Coldwater, c’est une sensaton étrange après la séance, où une légère douleur au fond du corps se mêle à une impatiente d’en savoir plus. Plus, sur le futur de Brad Lunders, plus sur la raison de ce massacre proféré par les gardiens et par les jeunes du camps. Plus, tout simplement.
Bien que ce soit une fiction, il est connu que ce type de centre existe aux Etats Unis, où comportements abusifs et matraquage d'esprit sont perpétrés. Mais la question qu’on se pose est pourquoi ? Pourquoi personne ne réagit ? Aucun parent ayant envoyé leurs enfants à Coldwater ne se pose de questions, aucun membre du commissariat essaye de comprendre ce qui se passe, alors qu’ils retrouvent souvent des gosses dans la forêt errant pour s’enfuir de cet enfer. Ni les services sociaux venus à deux reprises rendre «visite» au Colonel. Personne. Malgré les bleus, malgré la blessure gangrenée de l’ami de Brad, malgré le regard sous acide du docteur, personne n’émet la moindre hypothèse sur ce qui se passe réellement dans ce camp de redressement.
J’ai aimé Coldwater, j’ai aimé le silence, le peu de musique, cette ambiance à la fois glauque et timide. Non, vous n’y verrez pas des sévices corporels au point d’en avoir la nausée.
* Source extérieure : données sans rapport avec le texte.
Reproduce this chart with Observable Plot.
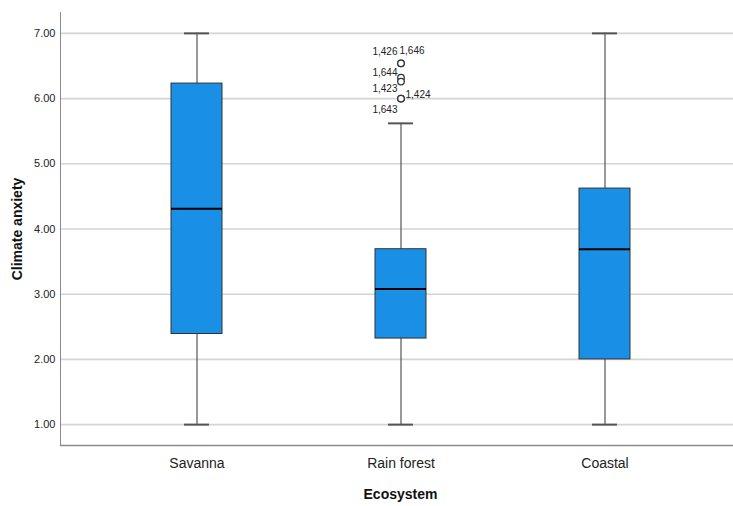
<!DOCTYPE html>
<html>
<head>
<meta charset="utf-8">
<script src="https://cdn.jsdelivr.net/npm/d3@7"></script>
<script src="https://cdn.jsdelivr.net/npm/@observablehq/plot@0.6"></script>
<style>
  html, body { margin: 0; padding: 0; background: #fff; }
  #chart svg { font-family: "Liberation Sans", Arial, sans-serif; display: block; }
</style>
</head>
<body>
<div id="chart"></div>
<script>
// ---- data ----
const ecosystems = ["Savanna", "Rain forest", "Coastal"];
const whiskerLow = [1.0, 1.0, 1.0];
const q1 = [2.39, 2.32, 2.0];
const median = [4.31, 3.08, 3.69];
const q3 = [6.23, 3.69, 4.62];
const whiskerHigh = [7.0, 5.62, 7.0];

const outlierGroup = ["Rain forest", "Rain forest", "Rain forest", "Rain forest", "Rain forest", "Rain forest"];
const outlierValue = [6.54, 6.54, 6.32, 6.26, 6.0, 6.0];
const outlierCase = ["1,426", "1,646", "1,644", "1,423", "1,424", "1,643"];

const yTicks = [1, 2, 3, 4, 5, 6, 7];
const xTitle = "Ecosystem";
const yTitle = "Climate anxiety";

// ---- build tables ----
const boxes = ecosystems.map((e, i) => ({
  eco: e, lo: whiskerLow[i], q1: q1[i], med: median[i], q3: q3[i], hi: whiskerHigh[i]
}));
const outliers = outlierValue.map((v, i) => ({eco: outlierGroup[i], value: v, id: outlierCase[i]}));

// label placement (layout only)
const labelPlacement = [
  {anchor: "end", dx: -3.5, dy: -11.5},
  {anchor: "start", dx: -1.5, dy: -12.5},
  {anchor: "end", dx: -3.5, dy: -5},
  {anchor: "end", dx: -3.5, dy: 7},
  {anchor: "start", dx: 4.5, dy: -3.5},
  {anchor: "end", dx: -3.5, dy: 11.5}
];

const boxFill = "#1a8fe6";
const whiskerColor = "#555";

const labelMarks = outliers.map((d, i) => Plot.text([d], {
  x: "eco", y: "value", text: "id",
  textAnchor: labelPlacement[i].anchor,
  dx: labelPlacement[i].dx, dy: labelPlacement[i].dy,
  fontSize: 10, fill: "#222"
}));

const chart = Plot.plot({
  width: 733,
  height: 506,
  marginLeft: 60,
  marginRight: 0,
  marginTop: 12,
  marginBottom: 61,
  style: {background: "#fff", fontFamily: "Liberation Sans, Arial, sans-serif"},
  x: {type: "band", domain: ecosystems, paddingInner: 0.7506, paddingOuter: 0.5208, align: 0.52},
  y: {domain: [0.68, 7.32]},
  marks: [
    Plot.gridY(yTicks, {stroke: "#d4d4d4", strokeOpacity: 1, strokeWidth: 1.6}),
    Plot.frame({anchor: "left", stroke: "#8a8a8a"}),
    Plot.frame({anchor: "bottom", stroke: "#8a8a8a", strokeWidth: 1.3}),
    Plot.axisY({ticks: yTicks, tickSize: 0, tickPadding: 5, tickFormat: d3.format(".2f"),
      fontSize: 11, fill: "#222", label: null}),
    Plot.axisX({tickSize: 0, tickPadding: 13, fontSize: 14, fill: "#222", label: null}),
    // whiskers
    Plot.ruleX(boxes, {x: "eco", y1: "lo", y2: "q1", stroke: whiskerColor, strokeWidth: 1.2}),
    Plot.ruleX(boxes, {x: "eco", y1: "q3", y2: "hi", stroke: whiskerColor, strokeWidth: 1.2}),
    Plot.tickY(boxes, {x: "eco", y: "lo", stroke: whiskerColor, strokeWidth: 2, insetLeft: 13, insetRight: 13}),
    Plot.tickY(boxes, {x: "eco", y: "hi", stroke: whiskerColor, strokeWidth: 2, insetLeft: 13, insetRight: 13}),
    // boxes
    Plot.barY(boxes, {x: "eco", y1: "q1", y2: "q3", fill: boxFill, stroke: "#333", strokeWidth: 1}),
    Plot.tickY(boxes, {x: "eco", y: "med", stroke: "#000", strokeWidth: 2}),
    // outliers
    Plot.dot(outliers, {x: "eco", y: "value", r: 3.3, stroke: "#333", strokeWidth: 1.3, fill: "#fff"}),
    ...labelMarks,
    // axis titles
    Plot.text([yTitle], {frameAnchor: "left", textAnchor: "middle", lineAnchor: "middle", dx: -43, rotate: -90, fontSize: 14, fontWeight: "bold", fill: "#111"}),
    Plot.text([xTitle], {frameAnchor: "bottom", textAnchor: "middle", lineAnchor: "middle", dx: 3.5, dy: 49, fontSize: 14, fontWeight: "bold", fill: "#111"})
  ]
});
document.getElementById("chart").appendChild(chart);
</script>
</body>
</html>
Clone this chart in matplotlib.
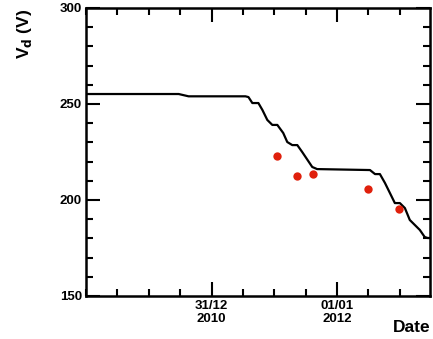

Non, il n’y a pas de scènes de sexes, de tortures comme dans Dog Pound de Chapiron ou plus ancien, Scum d’Alan Clark. Les quelques moments de violences sont rapides, filmés au plus près des victime. On ne voit pas grand chose, et seule une scène m’a arraché une légère douleur, merci à l’utilisation des plans serrés et au peu de bruits.
Ces deux techniques nous permettent aussi de se rapprocher de ce qui se trame dans la tête du protagoniste.
La première partie du film est truffée de flashbacks, coupant de manière trop abrupte le temps passé à Coldwater. Les plans sont rapides, plus nombreux, les émotions des personnages, hétéroclites, les conversations plus longues.
Quelque chose de logique se met en place - plus on avance dans l’histoire, moins les retours dans le passé sont présents, plus le film devient silencieux, plus Brad Lunders s’enferme dans le mutisme propre à ce nouveau rôle d’éclaireur offert par le colonel. Pour survivre, il a perdu ce côté animal de la première partie du film. La seconde s’attarde donc sur un adolescent plus réfléchi, immobile, mettant en place cette ambiance que je qualifiais de silencieuse. A l’opposé de Brad, le colonel passe d’un homme stable, souhaitant redorer le dossier des pensionnaires, à un alcoolique sadique appréciant chaque jogging matinal comme un chasseur parti en quête de gibier.
Enfin, la troisième partie est un condensé des deux premières, où la sauvagerie reprend sa place et où tout explose en un violent massacre, que je juge un peu trop rapide. Brad abandonne son blason d’éclaireur, reprenant la vigueur qu’il avait lors de la première partie du film. Je trouve la scène de son retour dans le bunker, trempé de sueur face à ses camarades, particulièrement importante pour la suite du film. Lui qui était devenu immobile, assis sur son lit, assis dans la voiture du colonel, assis lors des déjeuners, redevient le garçon vivant, transpirant d'émotion et de douleur. Brad revit à travers ce massacre et cette libération offerte par ces camarades, aussi paradoxal que ce soit.
J'ai aimé Coldwater, j'ai tremblé à certains moments et j'ai suivi avec trop d'empathie, la descente aux enfers de Brad et de ses congénères, du Colonel et de ses adjudants, qui à la fin, se sont relevés et se sont libérés de cet univers "carcéral", morts ou vivants.